# Prompt
Reproduce all of the material exactly as shown.

# Data shown
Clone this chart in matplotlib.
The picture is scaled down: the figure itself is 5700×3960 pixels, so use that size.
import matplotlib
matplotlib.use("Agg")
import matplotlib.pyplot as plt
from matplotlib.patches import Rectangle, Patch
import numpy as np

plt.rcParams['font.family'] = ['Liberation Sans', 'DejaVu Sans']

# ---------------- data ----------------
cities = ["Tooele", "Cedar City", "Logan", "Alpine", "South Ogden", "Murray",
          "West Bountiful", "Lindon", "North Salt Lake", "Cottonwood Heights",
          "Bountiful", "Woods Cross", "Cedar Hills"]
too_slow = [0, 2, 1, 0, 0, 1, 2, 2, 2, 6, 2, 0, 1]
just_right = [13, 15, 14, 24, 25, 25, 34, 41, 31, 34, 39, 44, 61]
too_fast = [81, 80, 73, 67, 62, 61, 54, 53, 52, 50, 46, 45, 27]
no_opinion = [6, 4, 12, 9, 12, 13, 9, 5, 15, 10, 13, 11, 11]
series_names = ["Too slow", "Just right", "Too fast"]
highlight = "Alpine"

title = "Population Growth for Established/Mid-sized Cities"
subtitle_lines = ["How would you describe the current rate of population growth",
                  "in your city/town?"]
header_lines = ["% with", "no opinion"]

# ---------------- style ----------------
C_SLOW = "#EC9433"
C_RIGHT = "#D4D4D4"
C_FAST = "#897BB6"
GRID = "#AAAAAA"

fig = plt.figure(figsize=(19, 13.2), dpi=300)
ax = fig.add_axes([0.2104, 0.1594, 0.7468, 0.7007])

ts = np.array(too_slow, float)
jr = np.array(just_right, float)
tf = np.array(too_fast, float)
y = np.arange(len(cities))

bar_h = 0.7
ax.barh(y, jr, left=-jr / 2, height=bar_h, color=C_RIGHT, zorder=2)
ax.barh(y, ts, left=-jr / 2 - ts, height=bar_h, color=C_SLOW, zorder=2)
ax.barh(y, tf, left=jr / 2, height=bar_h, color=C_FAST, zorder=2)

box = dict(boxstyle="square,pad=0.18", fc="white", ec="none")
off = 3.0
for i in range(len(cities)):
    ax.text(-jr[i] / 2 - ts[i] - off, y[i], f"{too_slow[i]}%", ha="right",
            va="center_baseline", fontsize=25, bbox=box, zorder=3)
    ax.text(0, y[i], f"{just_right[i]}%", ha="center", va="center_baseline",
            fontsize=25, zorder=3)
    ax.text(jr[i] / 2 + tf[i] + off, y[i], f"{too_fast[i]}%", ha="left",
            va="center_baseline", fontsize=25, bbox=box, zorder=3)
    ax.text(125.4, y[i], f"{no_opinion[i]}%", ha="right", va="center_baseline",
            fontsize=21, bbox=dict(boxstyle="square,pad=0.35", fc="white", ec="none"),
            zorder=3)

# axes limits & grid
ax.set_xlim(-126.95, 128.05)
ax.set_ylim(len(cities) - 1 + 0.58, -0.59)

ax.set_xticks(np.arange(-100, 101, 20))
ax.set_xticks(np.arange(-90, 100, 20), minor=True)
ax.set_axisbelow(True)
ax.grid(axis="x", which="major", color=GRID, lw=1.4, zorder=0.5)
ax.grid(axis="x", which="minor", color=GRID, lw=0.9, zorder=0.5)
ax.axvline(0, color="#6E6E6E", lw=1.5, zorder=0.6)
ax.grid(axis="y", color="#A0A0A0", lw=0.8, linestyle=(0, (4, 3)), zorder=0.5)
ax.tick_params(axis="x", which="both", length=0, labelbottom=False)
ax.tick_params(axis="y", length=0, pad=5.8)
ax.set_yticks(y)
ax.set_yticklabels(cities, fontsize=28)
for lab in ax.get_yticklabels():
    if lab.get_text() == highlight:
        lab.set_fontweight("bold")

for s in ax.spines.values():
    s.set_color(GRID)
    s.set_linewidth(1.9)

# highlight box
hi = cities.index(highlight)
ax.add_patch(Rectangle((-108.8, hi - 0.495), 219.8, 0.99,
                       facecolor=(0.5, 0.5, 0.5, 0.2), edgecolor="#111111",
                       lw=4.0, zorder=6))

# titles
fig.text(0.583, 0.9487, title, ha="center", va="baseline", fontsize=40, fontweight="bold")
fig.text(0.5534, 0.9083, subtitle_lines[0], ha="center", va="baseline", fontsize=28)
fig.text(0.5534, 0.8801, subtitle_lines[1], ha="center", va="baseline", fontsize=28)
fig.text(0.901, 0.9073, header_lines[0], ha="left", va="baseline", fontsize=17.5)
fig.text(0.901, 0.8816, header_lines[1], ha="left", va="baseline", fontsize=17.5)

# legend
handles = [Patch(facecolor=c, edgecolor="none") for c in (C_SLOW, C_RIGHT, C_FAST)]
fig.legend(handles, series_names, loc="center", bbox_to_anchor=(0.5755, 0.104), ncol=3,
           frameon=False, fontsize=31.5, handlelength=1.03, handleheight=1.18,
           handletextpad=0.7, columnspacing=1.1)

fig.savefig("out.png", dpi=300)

# Response below
Clone this chart in matplotlib.
The picture is scaled down: the figure itself is 5700×3960 pixels, so use that size.
import matplotlib
matplotlib.use("Agg")
import matplotlib.pyplot as plt
from matplotlib.patches import Rectangle, Patch
import numpy as np

plt.rcParams['font.family'] = ['Liberation Sans', 'DejaVu Sans']

# ---------------- data ----------------
cities = ["Tooele", "Cedar City", "Logan", "Alpine", "South Ogden", "Murray",
          "West Bountiful", "Lindon", "North Salt Lake", "Cottonwood Heights",
          "Bountiful", "Woods Cross", "Cedar Hills"]
too_slow = [0, 2, 1, 0, 0, 1, 2, 2, 2, 6, 2, 0, 1]
just_right = [13, 15, 14, 24, 25, 25, 34, 41, 31, 34, 39, 44, 61]
too_fast = [81, 80, 73, 67, 62, 61, 54, 53, 52, 50, 46, 45, 27]
no_opinion = [6, 4, 12, 9, 12, 13, 9, 5, 15, 10, 13, 11, 11]
series_names = ["Too slow", "Just right", "Too fast"]
highlight = "Alpine"

title = "Population Growth for Established/Mid-sized Cities"
subtitle_lines = ["How would you describe the current rate of population growth",
                  "in your city/town?"]
header_lines = ["% with", "no opinion"]

# ---------------- style ----------------
C_SLOW = "#EC9433"
C_RIGHT = "#D4D4D4"
C_FAST = "#897BB6"
GRID = "#AAAAAA"

fig = plt.figure(figsize=(19, 13.2), dpi=300)
ax = fig.add_axes([0.2104, 0.1594, 0.7468, 0.7007])

ts = np.array(too_slow, float)
jr = np.array(just_right, float)
tf = np.array(too_fast, float)
y = np.arange(len(cities))

bar_h = 0.7
ax.barh(y, jr, left=-jr / 2, height=bar_h, color=C_RIGHT, zorder=2)
ax.barh(y, ts, left=-jr / 2 - ts, height=bar_h, color=C_SLOW, zorder=2)
ax.barh(y, tf, left=jr / 2, height=bar_h, color=C_FAST, zorder=2)

box = dict(boxstyle="square,pad=0.18", fc="white", ec="none")
off = 3.0
for i in range(len(cities)):
    ax.text(-jr[i] / 2 - ts[i] - off, y[i], f"{too_slow[i]}%", ha="right",
            va="center_baseline", fontsize=25, bbox=box, zorder=3)
    ax.text(0, y[i], f"{just_right[i]}%", ha="center", va="center_baseline",
            fontsize=25, zorder=3)
    ax.text(jr[i] / 2 + tf[i] + off, y[i], f"{too_fast[i]}%", ha="left",
            va="center_baseline", fontsize=25, bbox=box, zorder=3)
    ax.text(125.4, y[i], f"{no_opinion[i]}%", ha="right", va="center_baseline",
            fontsize=21, bbox=dict(boxstyle="square,pad=0.35", fc="white", ec="none"),
            zorder=3)

# axes limits & grid
ax.set_xlim(-126.95, 128.05)
ax.set_ylim(len(cities) - 1 + 0.58, -0.59)

ax.set_xticks(np.arange(-100, 101, 20))
ax.set_xticks(np.arange(-90, 100, 20), minor=True)
ax.set_axisbelow(True)
ax.grid(axis="x", which="major", color=GRID, lw=1.4, zorder=0.5)
ax.grid(axis="x", which="minor", color=GRID, lw=0.9, zorder=0.5)
ax.axvline(0, color="#6E6E6E", lw=1.5, zorder=0.6)
ax.grid(axis="y", color="#A0A0A0", lw=0.8, linestyle=(0, (4, 3)), zorder=0.5)
ax.tick_params(axis="x", which="both", length=0, labelbottom=False)
ax.tick_params(axis="y", length=0, pad=5.8)
ax.set_yticks(y)
ax.set_yticklabels(cities, fontsize=28)
for lab in ax.get_yticklabels():
    if lab.get_text() == highlight:
        lab.set_fontweight("bold")

for s in ax.spines.values():
    s.set_color(GRID)
    s.set_linewidth(1.9)

# highlight box
hi = cities.index(highlight)
ax.add_patch(Rectangle((-108.8, hi - 0.495), 219.8, 0.99,
                       facecolor=(0.5, 0.5, 0.5, 0.2), edgecolor="#111111",
                       lw=4.0, zorder=6))

# titles
fig.text(0.583, 0.9487, title, ha="center", va="baseline", fontsize=40, fontweight="bold")
fig.text(0.5534, 0.9083, subtitle_lines[0], ha="center", va="baseline", fontsize=28)
fig.text(0.5534, 0.8801, subtitle_lines[1], ha="center", va="baseline", fontsize=28)
fig.text(0.901, 0.9073, header_lines[0], ha="left", va="baseline", fontsize=17.5)
fig.text(0.901, 0.8816, header_lines[1], ha="left", va="baseline", fontsize=17.5)

# legend
handles = [Patch(facecolor=c, edgecolor="none") for c in (C_SLOW, C_RIGHT, C_FAST)]
fig.legend(handles, series_names, loc="center", bbox_to_anchor=(0.5755, 0.104), ncol=3,
           frameon=False, fontsize=31.5, handlelength=1.03, handleheight=1.18,
           handletextpad=0.7, columnspacing=1.1)

fig.savefig("out.png", dpi=300)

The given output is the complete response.